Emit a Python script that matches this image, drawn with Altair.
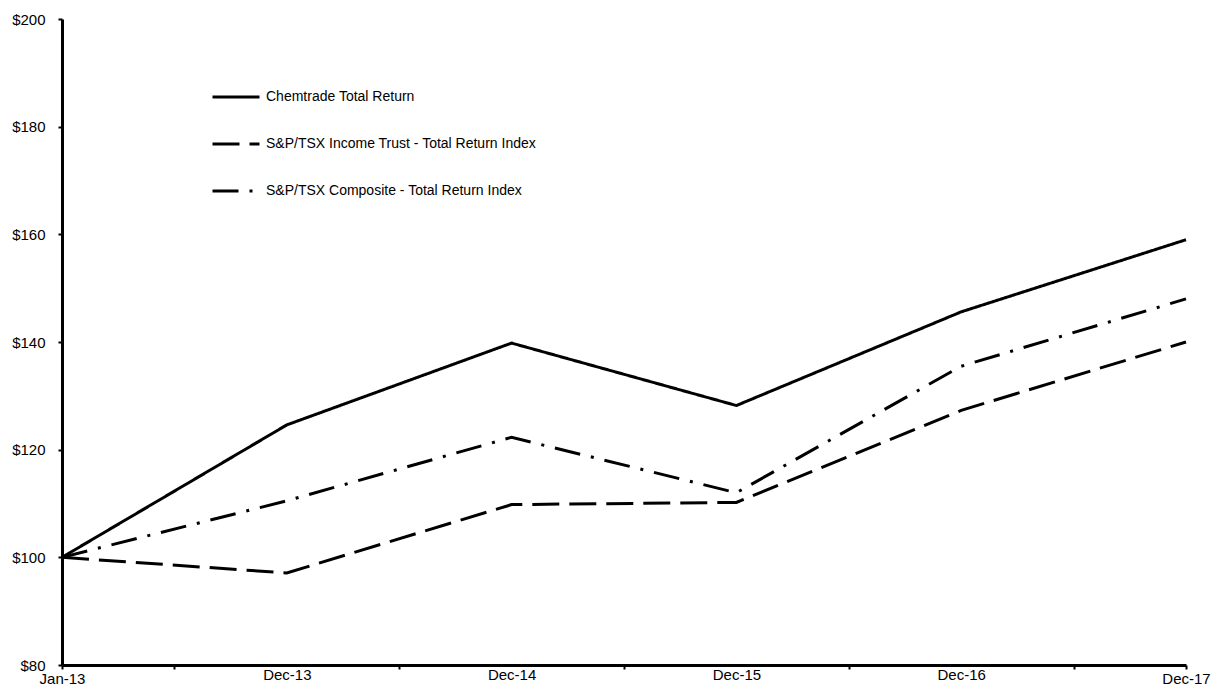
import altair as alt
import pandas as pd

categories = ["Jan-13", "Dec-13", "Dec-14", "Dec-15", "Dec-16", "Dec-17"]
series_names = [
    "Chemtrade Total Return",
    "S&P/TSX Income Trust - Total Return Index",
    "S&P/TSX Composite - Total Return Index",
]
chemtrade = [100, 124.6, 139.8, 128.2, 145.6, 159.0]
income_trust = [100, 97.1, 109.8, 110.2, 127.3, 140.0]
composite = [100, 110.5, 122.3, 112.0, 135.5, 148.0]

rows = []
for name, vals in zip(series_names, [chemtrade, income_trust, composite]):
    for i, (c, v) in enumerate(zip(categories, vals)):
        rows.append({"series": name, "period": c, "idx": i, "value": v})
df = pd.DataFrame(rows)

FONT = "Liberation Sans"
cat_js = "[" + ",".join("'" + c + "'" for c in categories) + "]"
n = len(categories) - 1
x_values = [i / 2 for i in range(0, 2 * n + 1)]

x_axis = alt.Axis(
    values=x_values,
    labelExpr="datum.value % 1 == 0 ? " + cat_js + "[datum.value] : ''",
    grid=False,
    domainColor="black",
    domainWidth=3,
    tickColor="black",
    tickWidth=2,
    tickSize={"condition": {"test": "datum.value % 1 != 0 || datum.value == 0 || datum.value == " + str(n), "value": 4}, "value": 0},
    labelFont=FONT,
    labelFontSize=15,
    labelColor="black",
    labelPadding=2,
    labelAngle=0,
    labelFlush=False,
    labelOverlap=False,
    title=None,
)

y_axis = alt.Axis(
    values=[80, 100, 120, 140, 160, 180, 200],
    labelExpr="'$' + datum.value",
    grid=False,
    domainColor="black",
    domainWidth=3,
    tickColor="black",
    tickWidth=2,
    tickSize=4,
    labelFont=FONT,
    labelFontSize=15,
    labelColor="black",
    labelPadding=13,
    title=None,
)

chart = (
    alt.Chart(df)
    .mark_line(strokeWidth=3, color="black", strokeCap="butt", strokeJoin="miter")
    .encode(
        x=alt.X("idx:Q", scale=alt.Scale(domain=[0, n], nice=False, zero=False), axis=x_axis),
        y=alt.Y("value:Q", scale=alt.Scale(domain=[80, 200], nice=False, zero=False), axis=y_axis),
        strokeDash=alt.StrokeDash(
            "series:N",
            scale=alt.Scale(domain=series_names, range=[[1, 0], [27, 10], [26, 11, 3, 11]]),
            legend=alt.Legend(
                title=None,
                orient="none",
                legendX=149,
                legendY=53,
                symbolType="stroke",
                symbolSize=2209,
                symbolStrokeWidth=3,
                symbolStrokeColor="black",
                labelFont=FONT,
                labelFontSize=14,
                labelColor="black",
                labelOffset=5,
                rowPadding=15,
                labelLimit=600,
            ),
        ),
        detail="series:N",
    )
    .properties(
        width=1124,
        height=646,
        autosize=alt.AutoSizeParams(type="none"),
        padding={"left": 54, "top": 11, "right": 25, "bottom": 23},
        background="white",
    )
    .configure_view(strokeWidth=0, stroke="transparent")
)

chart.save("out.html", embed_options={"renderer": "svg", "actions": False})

====================

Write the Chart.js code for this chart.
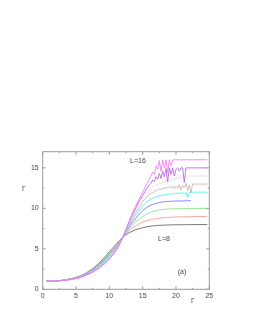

====================

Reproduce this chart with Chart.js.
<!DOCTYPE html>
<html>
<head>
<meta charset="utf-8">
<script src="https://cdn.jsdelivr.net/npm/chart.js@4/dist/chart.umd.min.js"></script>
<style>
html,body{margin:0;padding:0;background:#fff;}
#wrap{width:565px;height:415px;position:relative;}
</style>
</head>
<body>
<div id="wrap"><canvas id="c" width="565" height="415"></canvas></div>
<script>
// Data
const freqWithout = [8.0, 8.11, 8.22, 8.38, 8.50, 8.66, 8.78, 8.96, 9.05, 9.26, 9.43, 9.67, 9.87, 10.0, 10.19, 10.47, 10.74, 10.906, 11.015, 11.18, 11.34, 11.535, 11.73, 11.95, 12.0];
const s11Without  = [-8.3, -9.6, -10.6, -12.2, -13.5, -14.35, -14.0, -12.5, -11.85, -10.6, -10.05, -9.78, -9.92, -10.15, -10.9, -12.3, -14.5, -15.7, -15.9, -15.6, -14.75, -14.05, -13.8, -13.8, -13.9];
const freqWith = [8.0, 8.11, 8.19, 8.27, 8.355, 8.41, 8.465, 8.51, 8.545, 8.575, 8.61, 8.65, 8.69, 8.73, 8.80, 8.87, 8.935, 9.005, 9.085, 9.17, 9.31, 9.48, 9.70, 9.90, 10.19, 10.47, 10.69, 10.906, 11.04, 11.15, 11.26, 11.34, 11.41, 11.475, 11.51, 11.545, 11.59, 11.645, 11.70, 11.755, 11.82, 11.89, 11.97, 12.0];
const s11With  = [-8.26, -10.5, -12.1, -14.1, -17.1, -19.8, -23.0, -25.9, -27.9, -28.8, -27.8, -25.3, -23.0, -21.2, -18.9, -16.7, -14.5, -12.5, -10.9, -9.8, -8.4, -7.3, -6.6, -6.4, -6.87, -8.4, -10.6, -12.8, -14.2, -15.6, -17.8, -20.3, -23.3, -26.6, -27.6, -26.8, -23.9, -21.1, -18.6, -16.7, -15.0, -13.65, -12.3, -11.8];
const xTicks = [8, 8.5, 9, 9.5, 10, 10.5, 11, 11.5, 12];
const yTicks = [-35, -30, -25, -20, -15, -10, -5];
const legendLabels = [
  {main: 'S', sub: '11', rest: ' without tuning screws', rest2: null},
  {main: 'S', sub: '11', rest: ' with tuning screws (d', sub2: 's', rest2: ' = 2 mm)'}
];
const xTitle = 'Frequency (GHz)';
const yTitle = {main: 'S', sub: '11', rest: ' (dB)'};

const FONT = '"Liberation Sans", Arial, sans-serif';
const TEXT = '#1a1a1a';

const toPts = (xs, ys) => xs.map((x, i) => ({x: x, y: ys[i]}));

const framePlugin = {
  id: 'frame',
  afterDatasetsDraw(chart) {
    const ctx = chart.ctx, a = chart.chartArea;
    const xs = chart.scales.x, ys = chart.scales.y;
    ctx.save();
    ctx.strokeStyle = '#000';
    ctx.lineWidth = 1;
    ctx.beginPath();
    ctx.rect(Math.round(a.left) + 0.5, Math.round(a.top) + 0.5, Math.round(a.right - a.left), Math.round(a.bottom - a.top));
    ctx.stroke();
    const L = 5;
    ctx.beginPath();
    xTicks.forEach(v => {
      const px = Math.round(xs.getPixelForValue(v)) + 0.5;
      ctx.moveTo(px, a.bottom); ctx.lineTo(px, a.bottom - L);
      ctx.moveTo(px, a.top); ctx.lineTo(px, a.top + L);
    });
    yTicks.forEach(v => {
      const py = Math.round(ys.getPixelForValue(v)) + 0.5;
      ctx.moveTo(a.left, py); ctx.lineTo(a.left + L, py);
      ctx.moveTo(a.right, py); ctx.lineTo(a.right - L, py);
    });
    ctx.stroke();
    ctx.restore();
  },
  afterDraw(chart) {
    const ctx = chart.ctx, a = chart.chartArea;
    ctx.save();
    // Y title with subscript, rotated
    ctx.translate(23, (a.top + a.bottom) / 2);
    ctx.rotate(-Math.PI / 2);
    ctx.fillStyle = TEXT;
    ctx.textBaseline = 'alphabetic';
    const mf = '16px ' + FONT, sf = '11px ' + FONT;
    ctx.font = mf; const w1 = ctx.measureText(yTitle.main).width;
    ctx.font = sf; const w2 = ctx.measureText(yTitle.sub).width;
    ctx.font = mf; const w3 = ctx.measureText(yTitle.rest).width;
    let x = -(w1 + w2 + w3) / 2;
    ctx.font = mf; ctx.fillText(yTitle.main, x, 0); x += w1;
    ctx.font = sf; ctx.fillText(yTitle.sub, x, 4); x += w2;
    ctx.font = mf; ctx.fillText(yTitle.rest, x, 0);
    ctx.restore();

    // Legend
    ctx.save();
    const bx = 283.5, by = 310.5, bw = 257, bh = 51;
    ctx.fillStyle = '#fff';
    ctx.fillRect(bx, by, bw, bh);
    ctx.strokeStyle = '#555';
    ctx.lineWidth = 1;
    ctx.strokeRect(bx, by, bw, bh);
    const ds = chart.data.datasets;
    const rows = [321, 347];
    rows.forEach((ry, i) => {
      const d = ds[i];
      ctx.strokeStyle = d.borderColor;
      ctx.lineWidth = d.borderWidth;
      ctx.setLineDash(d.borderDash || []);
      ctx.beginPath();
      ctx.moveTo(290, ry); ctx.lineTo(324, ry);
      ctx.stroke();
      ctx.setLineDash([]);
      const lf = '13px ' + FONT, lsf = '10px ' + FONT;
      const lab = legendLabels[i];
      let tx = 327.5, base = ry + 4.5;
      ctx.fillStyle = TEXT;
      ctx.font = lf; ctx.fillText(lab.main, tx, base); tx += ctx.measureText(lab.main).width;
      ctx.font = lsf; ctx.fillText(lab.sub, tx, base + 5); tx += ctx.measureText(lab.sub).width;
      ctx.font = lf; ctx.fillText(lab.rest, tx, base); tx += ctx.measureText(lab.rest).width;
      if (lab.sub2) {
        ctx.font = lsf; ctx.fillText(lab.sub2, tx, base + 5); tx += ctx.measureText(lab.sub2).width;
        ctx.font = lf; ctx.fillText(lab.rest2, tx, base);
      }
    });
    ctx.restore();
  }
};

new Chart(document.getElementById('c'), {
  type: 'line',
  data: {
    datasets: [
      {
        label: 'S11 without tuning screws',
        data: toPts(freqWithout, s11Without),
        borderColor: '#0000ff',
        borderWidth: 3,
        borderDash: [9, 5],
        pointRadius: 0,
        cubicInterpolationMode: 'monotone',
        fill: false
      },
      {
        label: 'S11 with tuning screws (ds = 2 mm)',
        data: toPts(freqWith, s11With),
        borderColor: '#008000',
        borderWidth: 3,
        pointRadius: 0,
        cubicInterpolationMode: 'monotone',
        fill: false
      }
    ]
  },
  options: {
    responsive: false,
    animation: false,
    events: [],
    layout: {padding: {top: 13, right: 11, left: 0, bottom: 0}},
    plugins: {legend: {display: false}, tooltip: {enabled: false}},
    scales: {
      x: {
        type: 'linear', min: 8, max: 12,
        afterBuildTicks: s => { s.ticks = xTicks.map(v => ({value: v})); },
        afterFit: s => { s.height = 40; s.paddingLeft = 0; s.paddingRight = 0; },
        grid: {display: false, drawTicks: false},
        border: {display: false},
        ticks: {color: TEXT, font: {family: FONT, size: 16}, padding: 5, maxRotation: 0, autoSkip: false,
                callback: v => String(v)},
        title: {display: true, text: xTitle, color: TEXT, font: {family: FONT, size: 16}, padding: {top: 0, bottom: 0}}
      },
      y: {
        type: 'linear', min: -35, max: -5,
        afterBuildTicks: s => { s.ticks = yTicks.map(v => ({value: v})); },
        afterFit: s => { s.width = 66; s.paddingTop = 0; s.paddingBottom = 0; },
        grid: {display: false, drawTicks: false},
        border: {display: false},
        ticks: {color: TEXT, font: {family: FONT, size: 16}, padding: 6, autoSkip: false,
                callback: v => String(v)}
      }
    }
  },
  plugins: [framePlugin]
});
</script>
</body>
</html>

====================

* **Task to complete**
From the listing above, repeat only the lines between the line containing "Emit a Python" and the line containing "composite = [100, 110.5, 122.3, 112.0, 135.5, 148.0]", those two included. Pictures are not part of the copy.

* **Task output**
Emit a Python script that matches this image, drawn with Altair.
import altair as alt
import pandas as pd

categories = ["Jan-13", "Dec-13", "Dec-14", "Dec-15", "Dec-16", "Dec-17"]
series_names = [
    "Chemtrade Total Return",
    "S&P/TSX Income Trust - Total Return Index",
    "S&P/TSX Composite - Total Return Index",
]
chemtrade = [100, 124.6, 139.8, 128.2, 145.6, 159.0]
income_trust = [100, 97.1, 109.8, 110.2, 127.3, 140.0]
composite = [100, 110.5, 122.3, 112.0, 135.5, 148.0]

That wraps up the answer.